By taking the difference of Ro and Ri we can find the width ot the sail as

	      sail_width = W = 2 * Rc * Sqrt(1 - s)   and called as Seyhan's Sail Width Equation for the Flap-Turbine (14)

The Plot 1 given below shows the ratio of sail width to Rc ( distance from rotation center line to the sail center line) as function of s. Important observation are shown under the plot.

  1. When s = 1 the sail width is equal to zero. Most efficient case but no sail, no power.
  2. When s = 0 the sail width is equal to 2*Rc. This is widest sail possible.

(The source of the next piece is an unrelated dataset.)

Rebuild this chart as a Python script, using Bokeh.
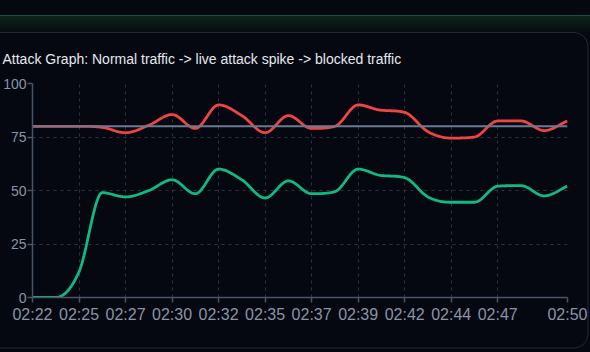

However it is not efficient, pron the damage and expensive to build.
  3. When s = 0.75 the sail width is equal to Rc.
  4. When s = 0.6 the sail width is equal 1.26Rc.

In the following flash animation by changing the value as inside green box, you can observe how the width of the sail changes.

We should emphasize that these calculation should not be used for any other drag type wind turbines. By opening its flaps on up moving sail, the flap-turbine becomes almost like a Pelton turbine. However any other drag type turbines which does not have opening flaps, creates so much resistance during up movement, the resembles to Pelton is eliminated. These type turbines, especially Savonius are so inefficient that one should never consider building one.